I would be happy to make concrete suggestions during that revision
process if someone from the W3C could point to the preferred venue or
process (e.g., wiki page or bugzilla comments).

I look forward to discussing this further tomorrow morning during the
HTML WG session:

http://lists.w3.org/Archives/Public/public-html/2011Nov/0013.html

Peter

--
Peter Saint-Andre
https://stpeter.im/



Reply | Threaded
Open this post in threaded view
|

Re: URL parsing in HTML5

Martin J. Dürst
Hello Peter, others,

On 2011/11/04 13:21, Peter Saint-Andre wrote:

> After chatting during TPAC 2011 with Addison, Larry, Richard, Ian, Mike,
> Ted, Julian (etc.), I'd like to share some thoughts about a possible
> compromise / resolution regarding Issue 56 in the HTML WG:
>
> http://www.w3.org/html/wg/tracker/issues/56
>
> Some observations and opinions:
>
> 1. It is unlikely that existing browsers will change their current URL
> parsing behavior. (I am not judging whether that behavior is good or bad.)

I agree that it's very unlikely that they change it in areas where they
all agree on a particular behavior. Discussions in the IRI WG have often
very quickly come up with examples where major browsers differ, and (at
least) in these areas, some change seems desirable.


> 2. Documentation of that behavior is out of scope for the revisions to
> RFC 3987, and outside the charter of the IRI WG, because it's a matter
> of URI [pre-]processing (RFC 3986) and not IRI processing (RFC 3987).

I have to say that I'm very surprised to see such an "out of scope"
statement. Of course, I haven't been part to the discussions you
mention, and I admit that coming from you as the responsible Area
Director, such a statement carries a lot of weight.

However, as far as I can remember, the issue of how browsers deal with
IRIs was always an important part in the deliberations that lead up to
the formation of the WG, and also during the WG.

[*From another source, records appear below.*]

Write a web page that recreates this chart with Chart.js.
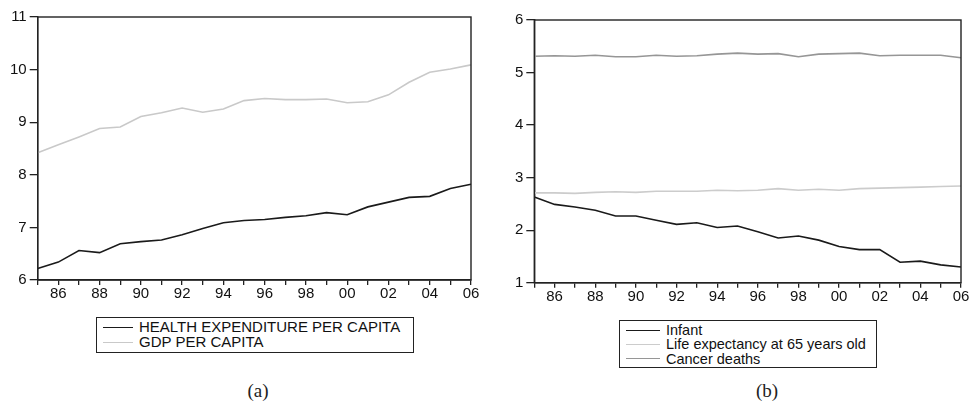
<!DOCTYPE html>
<html>
<head>
<meta charset="utf-8">
<script src="https://cdn.jsdelivr.net/npm/chart.js@4.4.1/dist/chart.umd.min.js"></script>
<style>
  body { margin: 0; background: #fff; width: 972px; height: 401px; position: relative; overflow: hidden; }
  canvas { position: absolute; top: 0; }
  .legend { position: absolute; border: 1.5px solid #222; font-family: "Liberation Sans", Arial, sans-serif; color: #111; box-sizing: border-box; padding: 2px 6px; }
  .legend div { white-space: nowrap; display: flex; align-items: center; }
  .legend span.ln { display: inline-block; height: 0; margin-right: 6px; }
  .cap { position: absolute; font-family: "Liberation Serif", "Times New Roman", serif; font-size: 19px; color: #222; transform: translate(-50%, -50%); }
</style>
</head>
<body>
<canvas id="chartA" width="486" height="300" style="left:0"></canvas>
<canvas id="chartB" width="486" height="305" style="left:486px"></canvas>
<div class="legend" id="legA" style="left:96px;top:317px;width:318px;height:36px;font-size:15px;line-height:14.7px"></div>
<div class="legend" id="legB" style="left:619px;top:320px;width:258px;height:48px;font-size:14.5px;line-height:14.3px"></div>
<div class="cap" style="left:258px;top:391px">(a)</div>
<div class="cap" style="left:767px;top:391px">(b)</div>
<script>
const years = [1985, 1986, 1987, 1988, 1989, 1990, 1991, 1992, 1993, 1994, 1995,
  1996, 1997, 1998, 1999, 2000, 2001, 2002, 2003, 2004, 2005, 2006];

const health = [6.22, 6.34, 6.56, 6.52, 6.69, 6.73, 6.76, 6.86, 6.98, 7.09, 7.13,
  7.15, 7.19, 7.22, 7.28, 7.24, 7.39, 7.48, 7.57, 7.59, 7.74, 7.82];
const gdp = [8.42, 8.57, 8.72, 8.88, 8.91, 9.11, 9.18, 9.27, 9.19, 9.25, 9.41,
  9.45, 9.43, 9.43, 9.44, 9.37, 9.39, 9.52, 9.76, 9.95, 10.01, 10.09];

const infant = [2.63, 2.49, 2.44, 2.38, 2.27, 2.27, 2.19, 2.11, 2.14, 2.05, 2.08,
  1.97, 1.85, 1.89, 1.81, 1.69, 1.63, 1.63, 1.39, 1.41, 1.34, 1.30];
const lifeExp = [2.71, 2.71, 2.70, 2.72, 2.73, 2.72, 2.74, 2.74, 2.74, 2.76, 2.75,
  2.76, 2.79, 2.76, 2.78, 2.76, 2.79, 2.80, 2.81, 2.82, 2.83, 2.84];
const cancer = [5.31, 5.32, 5.31, 5.33, 5.30, 5.30, 5.33, 5.31, 5.32, 5.35, 5.37,
  5.35, 5.36, 5.30, 5.35, 5.36, 5.37, 5.32, 5.33, 5.33, 5.33, 5.28];

const xTickLabels = ["86", "88", "90", "92", "94", "96", "98", "00", "02", "04", "06"];

const AXIS = "#222";
const FONT = { family: "'Liberation Sans', Arial, sans-serif", size: 15 };

// box round the plot area
const frame = {
  id: "frame",
  afterDraw(chart) {
    const { ctx, chartArea: a } = chart;
    ctx.save();
    ctx.strokeStyle = AXIS;
    ctx.lineWidth = 1.4;
    ctx.strokeRect(a.left, a.top, a.right - a.left, a.bottom - a.top);
    ctx.restore();
  },
};

function makeChart(id, series, yMin, yMax, box) {
  const ctx = document.getElementById(id).getContext("2d");
  return new Chart(ctx, {
    type: "line",
    data: {
      labels: years,
      datasets: series.map((s) => ({
        label: s.label,
        data: s.data,
        borderColor: s.color,
        borderWidth: 1.6,
        pointRadius: 0,
        tension: 0,
      })),
    },
    options: {
      responsive: false,
      animation: false,
      devicePixelRatio: 1,
      layout: { padding: { top: box.top, right: box.right, left: 0, bottom: 0 } },
      plugins: { legend: { display: false }, tooltip: { enabled: false } },
      scales: {
        x: {
          type: "category",
          offset: false,
          grid: { drawOnChartArea: false, color: AXIS, lineWidth: 1.3, tickLength: 5 },
          border: { color: AXIS, width: 1.4 },
          ticks: {
            autoSkip: false,
            maxRotation: 0,
            color: "#111",
            font: FONT,
            padding: 0,
            callback: function (value, i) {
              const lab = String(years[i]).slice(2);
              return xTickLabels.includes(lab) && years[i] % 2 === 0 ? lab : "";
            },
          },
          afterFit: (scale) => { scale.height = box.xh; },
        },
        y: {
          min: yMin,
          max: yMax,
          grid: { drawOnChartArea: false, color: AXIS, lineWidth: 1.3, tickLength: 8 },
          border: { color: AXIS, width: 1.4 },
          ticks: { stepSize: 1, color: "#111", font: FONT, padding: 3 },
          afterFit: (scale) => { scale.width = box.yw; },
        },
      },
    },
    plugins: [frame],
  });
}

const seriesA = [
  { label: "HEALTH EXPENDITURE PER CAPITA", data: health, color: "#1a1a1a" },
  { label: "GDP PER CAPITA", data: gdp, color: "#c9c9c9" },
];
const seriesB = [
  { label: "Infant", data: infant, color: "#1a1a1a" },
  { label: "Life expectancy at 65 years old", data: lifeExp, color: "#cccccc" },
  { label: "Cancer deaths", data: cancer, color: "#969696" },
];

makeChart("chartA", seriesA, 6, 11, { top: 17, right: 15, xh: 20, yw: 37.7 });
makeChart("chartB", seriesB, 1, 6, { top: 20, right: 11, xh: 22.3, yw: 48.3 });

function fillLegend(id, series, lineLen) {
  const el = document.getElementById(id);
  series.forEach((s) => {
    const row = document.createElement("div");
    const ln = document.createElement("span");
    ln.className = "ln";
    ln.style.width = lineLen + "px";
    ln.style.borderTop = "1.6px solid " + s.color;
    row.appendChild(ln);
    row.appendChild(document.createTextNode(s.label));
    el.appendChild(row);
  });
}
fillLegend("legA", seriesA, 30);
fillLegend("legB", seriesB, 34);
</script>
</body>
</html>
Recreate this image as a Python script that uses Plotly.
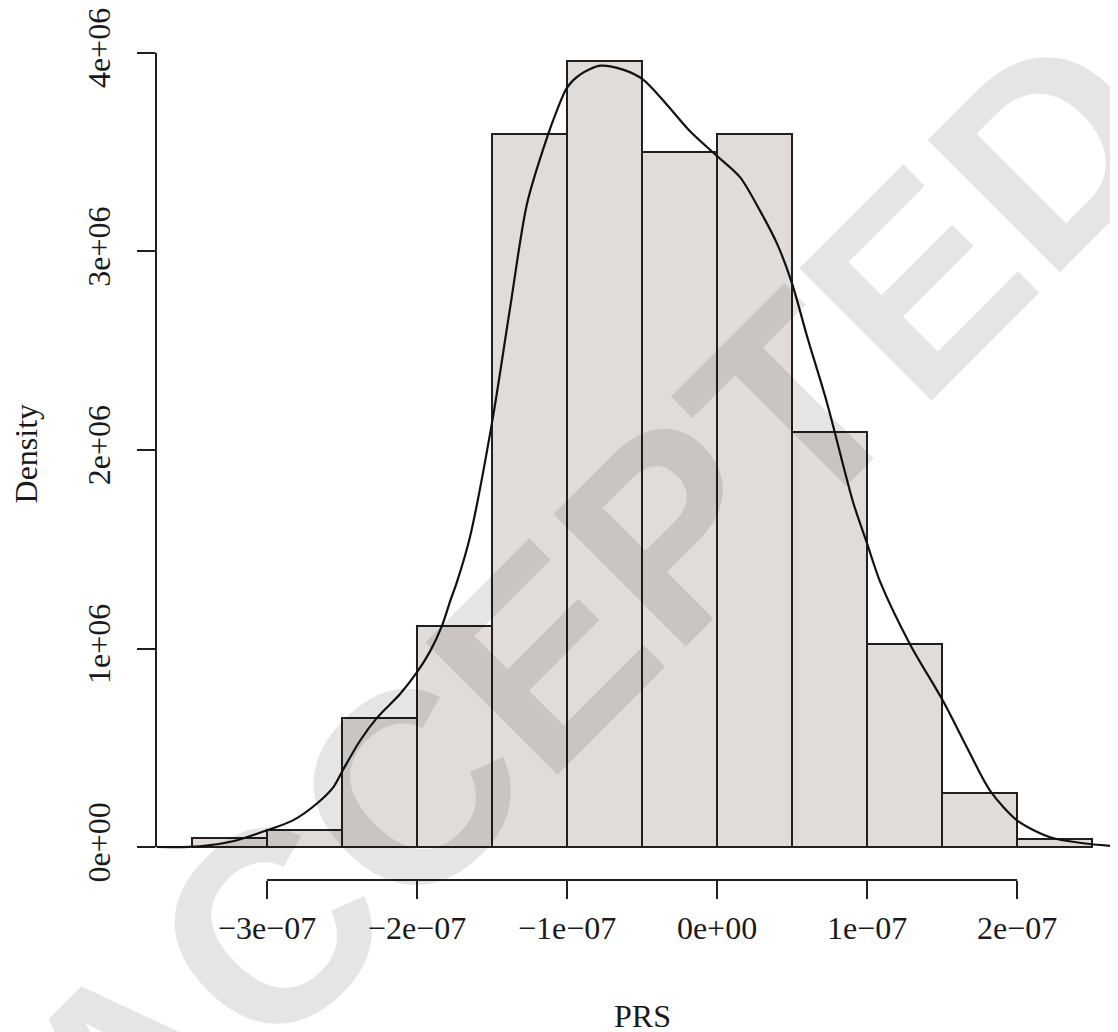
import plotly.graph_objects as go

# ---- data ----
bin_left = [-3.5e-7, -3.0e-7, -2.5e-7, -2.0e-7, -1.5e-7, -1.0e-7, -0.5e-7, 0.0, 0.5e-7, 1.0e-7, 1.5e-7, 2.0e-7]
bin_width = 0.5e-7
density_hist = [0.044e6, 0.089e6, 0.651e6, 1.116e6, 3.59e6, 3.96e6, 3.50e6, 3.59e6, 2.09e6, 1.022e6, 0.275e6, 0.043e6]

curve_x = [-3.733, -3.447, -3.227, -3.0, -2.827, -2.667, -2.56, -2.493, -2.38, -2.267, -2.113, -2.0,
           -1.913, -1.833, -1.78, -1.733, -1.647, -1.5, -1.38, -1.267, -1.133, -1.067, -1.0, -0.913, -0.78,
           -0.627, -0.493, -0.347, -0.18, -0.013, 0.153, 0.287, 0.4, 0.5, 0.6, 0.733, 0.907, 1.0,
           1.087, 1.287, 1.507, 1.667, 1.82, 2.0, 2.22, 2.44, 2.667]  # units of 1e-7
curve_y = [0.001, 0.004, 0.030, 0.085, 0.135, 0.22, 0.30, 0.39, 0.536, 0.651, 0.771, 0.881,
           0.986, 1.116, 1.237, 1.337, 1.562, 2.138, 2.713, 3.239, 3.574, 3.71, 3.825, 3.89, 3.935,
           3.915, 3.865, 3.75, 3.605, 3.489, 3.374, 3.204, 3.039, 2.839, 2.573, 2.238, 1.737, 1.53,
           1.337, 1.021, 0.736, 0.501, 0.285, 0.135, 0.05, 0.02, 0.004]  # units of 1e6

x_ticks = [-3e-7, -2e-7, -1e-7, 0.0, 1e-7, 2e-7]
x_tick_labels = ["\u22123e\u221207", "\u22122e\u221207", "\u22121e\u221207", "0e+00", "1e\u221207", "2e\u221207"]
y_ticks = [0, 1e6, 2e6, 3e6, 4e6]
y_tick_labels = ["0e+00", "1e+06", "2e+06", "3e+06", "4e+06"]

x_range = [-3.74e-7, 2.673e-7]
y_range = [-0.1652e6, 4.2003e6]

# ---- figure ----
FONT = "Liberation Serif"
ink = "#231f1c"
txt = "#1a1a1a"

bin_centers = [b + bin_width / 2 for b in bin_left]

fig = go.Figure()
fig.add_trace(go.Bar(
    x=bin_centers, y=density_hist, width=bin_width,
    marker=dict(color="#e2dcd8", line=dict(color=ink, width=2)),
    showlegend=False, hoverinfo="skip",
))
fig.add_trace(go.Scatter(
    x=[v * 1e-7 for v in curve_x], y=[v * 1e6 for v in curve_y],
    mode="lines", line=dict(color="#111111", width=2.2, shape="spline", smoothing=0.8),
    showlegend=False, hoverinfo="skip",
))

def xp(v):
    return (v - x_range[0]) / (x_range[1] - x_range[0])

def yp(v):
    return (v - y_range[0]) / (y_range[1] - y_range[0])

shapes = [
    dict(type="line", xref="paper", yref="paper", x0=xp(min(x_ticks)), x1=xp(max(x_ticks)), y0=0, y1=0,
         line=dict(color=ink, width=2)),
    dict(type="line", xref="paper", yref="paper", x0=0, x1=0, y0=yp(min(y_ticks)), y1=yp(max(y_ticks)),
         line=dict(color=ink, width=2)),
]

W, H = 1110, 1024
L, B = 148, 152
PW, PH = W - L, H - B

fig.update_layout(
    width=W, height=H,
    margin=dict(l=L, r=0, t=0, b=B),
    plot_bgcolor="white", paper_bgcolor="white",
    bargap=0,
    shapes=shapes,
    xaxis=dict(range=x_range, tickvals=x_ticks, ticktext=x_tick_labels, ticks="outside", ticklen=18,
               tickwidth=2, tickcolor=ink, showline=False, showgrid=False, zeroline=False,
               ticklabelstandoff=2, ticklabeloverflow="allow",
               tickfont=dict(family=FONT, size=32, color=txt)),
    yaxis=dict(range=y_range, tickvals=y_ticks, ticktext=y_tick_labels, ticks="outside", ticklen=18,
               tickwidth=2, tickcolor=ink, showline=False, showgrid=False, zeroline=False, tickangle=-90,
               ticklabelstandoff=14, ticklabeloverflow="allow",
               tickfont=dict(family=FONT, size=32, color=txt)),
    annotations=[
        dict(text="Density", xref="paper", yref="paper", x=(18 - L) / PW, y=1 - 443 / PH,
             xanchor="center", yanchor="middle", textangle=-90, showarrow=False,
             font=dict(family=FONT, size=32, color=txt)),
        dict(text="PRS", xref="x", yref="paper", x=(x_range[0] + 2.74e-7) / 2, y=(PH - 1009) / PH,
             xanchor="center", yanchor="middle", showarrow=False,
             font=dict(family=FONT, size=32, color=txt)),
        dict(text="<b>ACCEPTED</b>", xref="paper", yref="paper", x=(582 - L) / PW, y=1 - 599 / PH,
             xanchor="center", yanchor="middle", textangle=-45, showarrow=False,
             font=dict(family="Liberation Sans", size=272, color="rgba(0,0,0,0.1)")),
    ],
)

fig.write_html("out.html")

Also, saying that browsers do URI (pre-)processing but not IRI
(pre-)processing surprises me quite a lot, because the single most
important difference between URIs and IRIs is that the later allow
non-ASCII characters, and browsers definitely do that. This is despite
the fact that the HTML5 spec likes to call these "URL"s (which is
neither URI nor IRI).


> 3. It is unlikely that RFC 3986 will ever be modified to recommend the
> current behavior, and simply impossible before HTML5 is advanced at the
> W3C (even if such modifications were desirable).

Fully agreed.


> 4. As far as I can see, the current behavior is in fact out of scope for
> RFC 3986 and any future possible revisions to RFC 3986 because:
>
>     (a) it is mostly or completely a matter of pre-processing of strings
>     that look like URIs/URLs/"web-addresses" -- we could call these
>     "candidate strings" or "proto-URLs" or somesuch to disambiguate them
>     from URIs
>
>     (b) this pre-processing behavior is applied only in the web context
>     by browsers and software applications that want to be consistent
>     with browsers
>
>     (c) because of (b), there is no great danger that this behavior will
>     "leak" into processing of URIs in general (mailto:, sip:, tel:,
>     URNs, and so on)

Mostly agree, except for (c). URI/IRI/URL processing isn't a matter of
schemes; browsers handle mailto: schemes, and some deal with tel:
schemes and others.


> 5. There's no necessity for work on documentation of the current URL
> parsing behavior to happen at the IETF, given that it's out of scope for
> the IRI WG.

As said above, I disagree with the later part of the sentence, and
therefore have to disagree with the overall conclusion.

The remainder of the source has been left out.